▶ **Given request**: Extract all lines from the data beneath that include the word "this".

▶ **Raw records**:
[start]

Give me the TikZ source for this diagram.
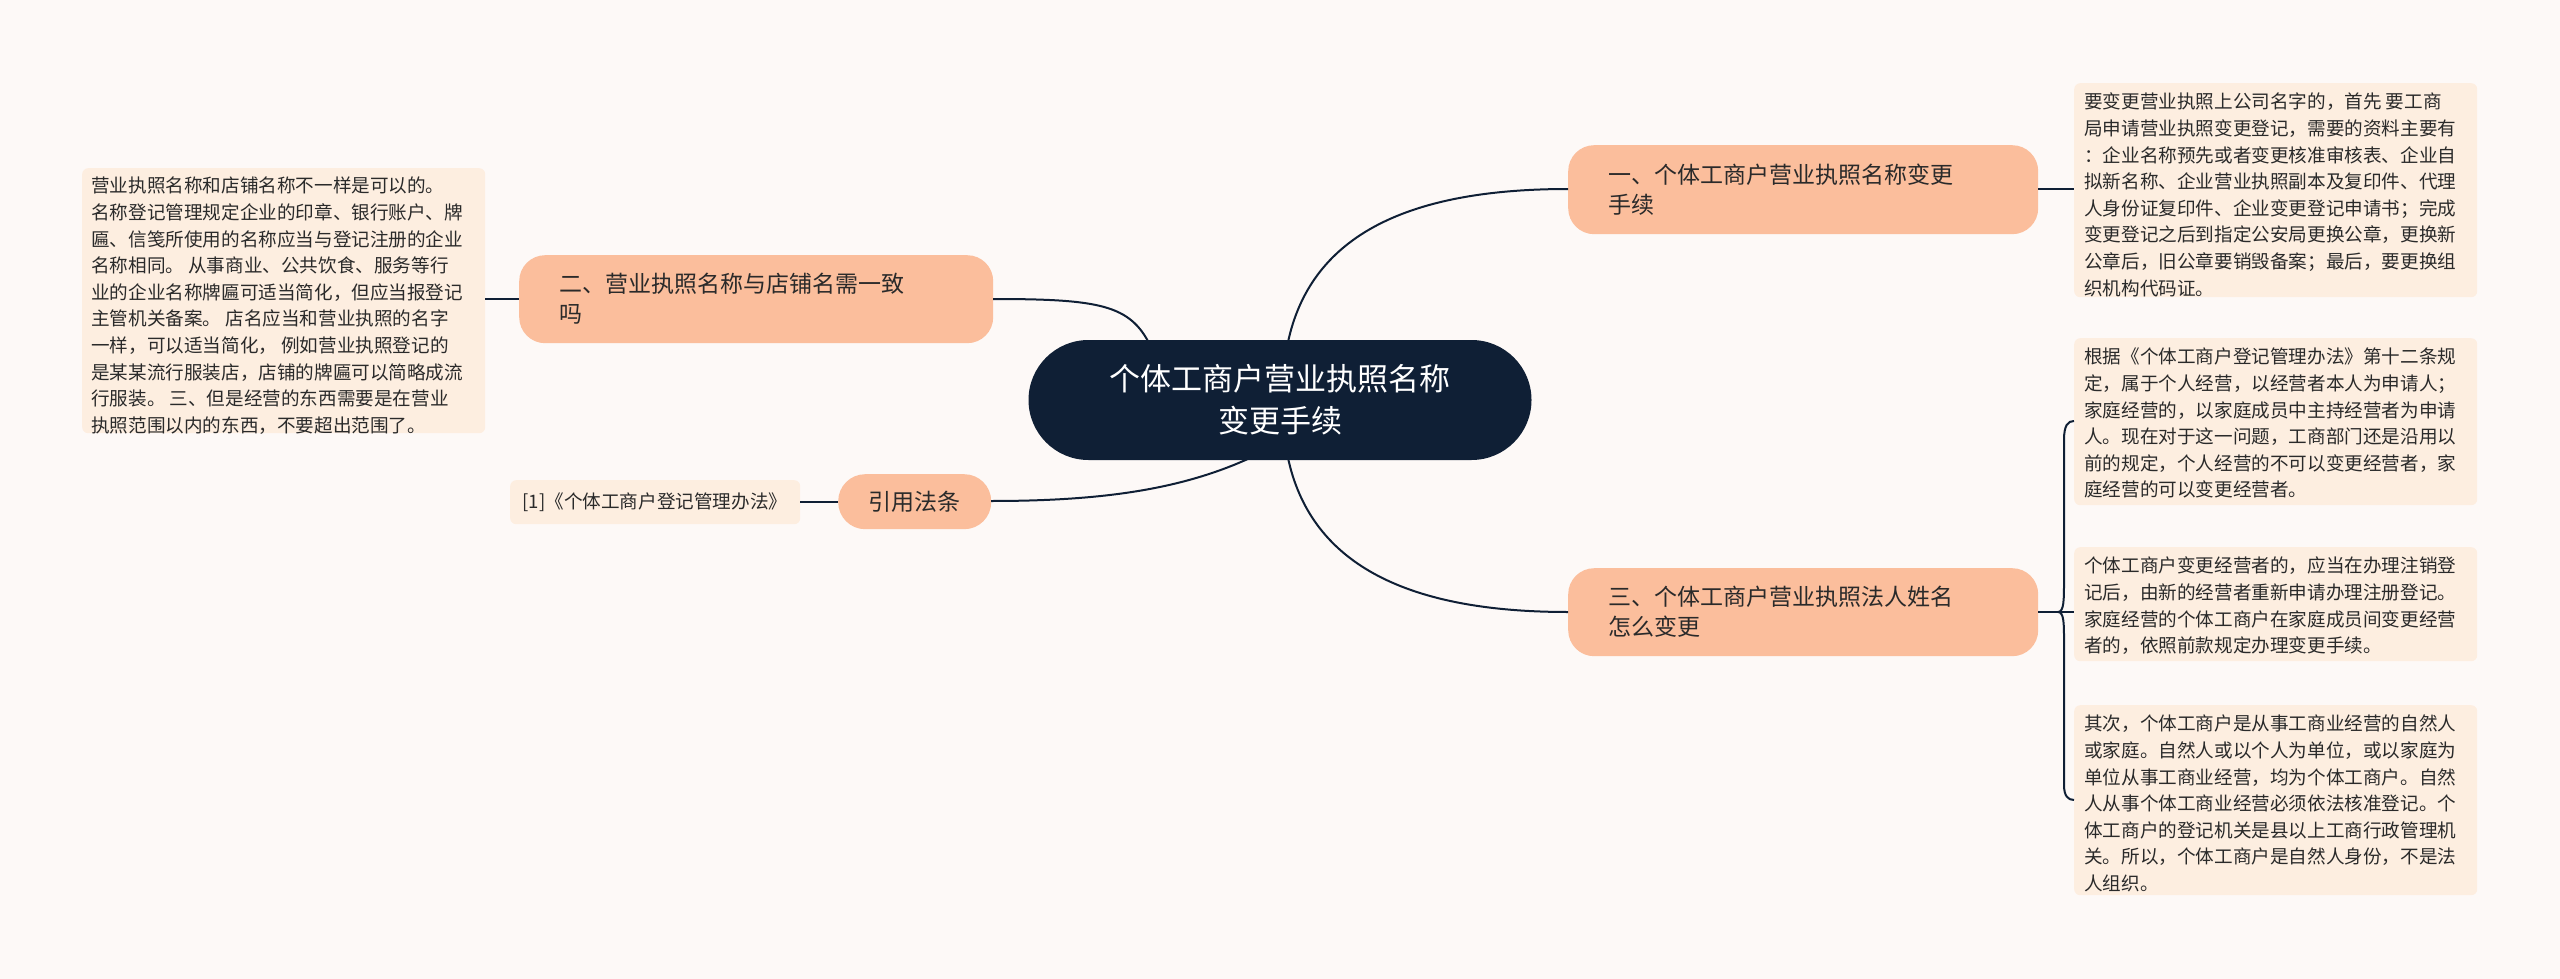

[end]
[start]

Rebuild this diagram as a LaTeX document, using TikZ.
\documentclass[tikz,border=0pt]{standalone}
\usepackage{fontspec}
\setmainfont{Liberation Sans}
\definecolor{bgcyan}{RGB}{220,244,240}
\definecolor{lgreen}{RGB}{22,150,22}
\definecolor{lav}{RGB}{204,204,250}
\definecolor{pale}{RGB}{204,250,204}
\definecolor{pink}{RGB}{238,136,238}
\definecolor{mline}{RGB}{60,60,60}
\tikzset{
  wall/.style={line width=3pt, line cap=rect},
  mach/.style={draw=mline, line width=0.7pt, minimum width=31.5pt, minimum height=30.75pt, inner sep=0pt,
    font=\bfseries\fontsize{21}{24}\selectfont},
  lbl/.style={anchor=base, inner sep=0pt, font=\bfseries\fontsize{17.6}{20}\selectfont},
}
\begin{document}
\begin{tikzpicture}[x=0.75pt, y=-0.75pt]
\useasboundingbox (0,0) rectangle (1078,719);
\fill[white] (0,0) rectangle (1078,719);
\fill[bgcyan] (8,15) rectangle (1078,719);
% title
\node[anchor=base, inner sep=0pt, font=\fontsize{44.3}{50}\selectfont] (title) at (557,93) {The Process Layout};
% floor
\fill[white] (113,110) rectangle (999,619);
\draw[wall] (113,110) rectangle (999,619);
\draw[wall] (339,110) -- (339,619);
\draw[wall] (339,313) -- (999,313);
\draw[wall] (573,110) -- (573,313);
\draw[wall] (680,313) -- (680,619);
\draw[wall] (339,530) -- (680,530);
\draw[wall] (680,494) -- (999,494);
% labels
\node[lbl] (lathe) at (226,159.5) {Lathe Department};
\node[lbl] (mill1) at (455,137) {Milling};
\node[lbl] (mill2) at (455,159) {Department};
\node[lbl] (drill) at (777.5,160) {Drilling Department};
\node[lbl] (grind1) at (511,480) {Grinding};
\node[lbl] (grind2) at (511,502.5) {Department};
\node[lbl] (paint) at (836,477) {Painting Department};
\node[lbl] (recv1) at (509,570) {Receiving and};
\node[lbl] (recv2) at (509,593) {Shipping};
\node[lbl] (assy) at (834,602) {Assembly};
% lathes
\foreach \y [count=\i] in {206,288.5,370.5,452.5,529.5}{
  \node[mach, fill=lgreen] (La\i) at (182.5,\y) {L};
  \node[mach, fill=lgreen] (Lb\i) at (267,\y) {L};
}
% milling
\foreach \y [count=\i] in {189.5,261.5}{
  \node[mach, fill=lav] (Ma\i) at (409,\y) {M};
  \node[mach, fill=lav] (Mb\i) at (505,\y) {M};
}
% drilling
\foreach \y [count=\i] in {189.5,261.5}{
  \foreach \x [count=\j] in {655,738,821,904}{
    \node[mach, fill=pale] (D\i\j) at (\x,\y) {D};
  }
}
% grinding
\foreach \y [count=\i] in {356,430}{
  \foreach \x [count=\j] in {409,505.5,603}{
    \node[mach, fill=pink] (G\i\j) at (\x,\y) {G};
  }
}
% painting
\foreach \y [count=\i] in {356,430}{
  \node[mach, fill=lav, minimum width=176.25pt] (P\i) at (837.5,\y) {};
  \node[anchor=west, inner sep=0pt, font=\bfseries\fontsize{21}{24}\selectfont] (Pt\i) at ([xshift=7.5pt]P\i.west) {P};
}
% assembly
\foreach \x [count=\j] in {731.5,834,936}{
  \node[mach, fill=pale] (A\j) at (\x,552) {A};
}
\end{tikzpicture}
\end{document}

[end]
[start]

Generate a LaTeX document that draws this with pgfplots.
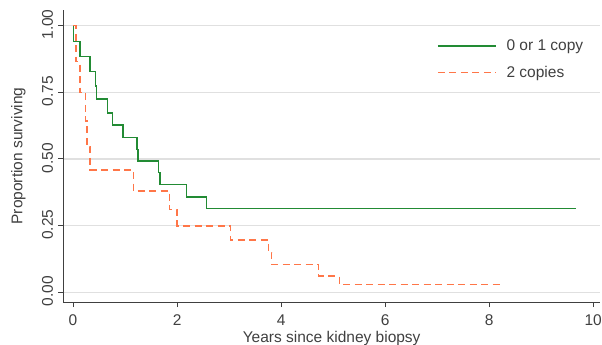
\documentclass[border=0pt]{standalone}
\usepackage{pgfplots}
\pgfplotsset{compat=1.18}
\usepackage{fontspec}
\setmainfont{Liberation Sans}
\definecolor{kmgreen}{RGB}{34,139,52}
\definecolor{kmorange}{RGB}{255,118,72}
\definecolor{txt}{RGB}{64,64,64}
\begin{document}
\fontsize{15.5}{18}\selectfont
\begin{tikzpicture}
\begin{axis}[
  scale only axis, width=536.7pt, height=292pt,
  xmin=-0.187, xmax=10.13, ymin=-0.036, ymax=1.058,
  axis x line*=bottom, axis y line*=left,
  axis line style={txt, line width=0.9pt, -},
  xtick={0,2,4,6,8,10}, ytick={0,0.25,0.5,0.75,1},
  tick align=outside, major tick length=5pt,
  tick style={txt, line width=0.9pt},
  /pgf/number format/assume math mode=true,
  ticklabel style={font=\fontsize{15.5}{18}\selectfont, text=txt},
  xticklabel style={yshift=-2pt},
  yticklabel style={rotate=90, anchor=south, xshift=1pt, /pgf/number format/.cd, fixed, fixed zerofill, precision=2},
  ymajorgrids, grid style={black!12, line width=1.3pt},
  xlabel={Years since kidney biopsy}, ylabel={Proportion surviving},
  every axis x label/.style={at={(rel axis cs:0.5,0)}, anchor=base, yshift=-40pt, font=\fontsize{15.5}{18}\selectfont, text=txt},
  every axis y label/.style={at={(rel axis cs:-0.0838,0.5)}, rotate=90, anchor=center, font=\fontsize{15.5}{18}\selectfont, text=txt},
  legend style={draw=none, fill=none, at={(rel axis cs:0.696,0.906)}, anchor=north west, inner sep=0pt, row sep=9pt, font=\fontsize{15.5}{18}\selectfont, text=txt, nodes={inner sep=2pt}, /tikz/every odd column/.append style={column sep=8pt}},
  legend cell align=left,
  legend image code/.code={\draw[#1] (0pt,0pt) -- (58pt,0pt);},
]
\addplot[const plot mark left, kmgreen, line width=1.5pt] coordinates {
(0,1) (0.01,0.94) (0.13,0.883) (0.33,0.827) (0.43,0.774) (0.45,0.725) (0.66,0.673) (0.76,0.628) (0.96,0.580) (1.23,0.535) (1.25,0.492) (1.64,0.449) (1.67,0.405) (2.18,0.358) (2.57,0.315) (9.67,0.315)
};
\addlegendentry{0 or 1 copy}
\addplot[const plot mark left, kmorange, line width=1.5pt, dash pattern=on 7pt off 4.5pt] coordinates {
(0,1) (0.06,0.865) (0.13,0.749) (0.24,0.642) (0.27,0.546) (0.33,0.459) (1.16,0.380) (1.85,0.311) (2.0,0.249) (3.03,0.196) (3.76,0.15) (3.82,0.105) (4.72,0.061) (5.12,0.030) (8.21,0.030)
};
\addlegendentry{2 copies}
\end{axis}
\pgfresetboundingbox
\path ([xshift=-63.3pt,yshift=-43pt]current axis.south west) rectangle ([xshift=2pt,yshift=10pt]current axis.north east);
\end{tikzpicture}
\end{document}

[end]

▶ **Reply to the task**:
Give me the TikZ source for this diagram.
Rebuild this diagram as a LaTeX document, using TikZ.
Generate a LaTeX document that draws this with pgfplots.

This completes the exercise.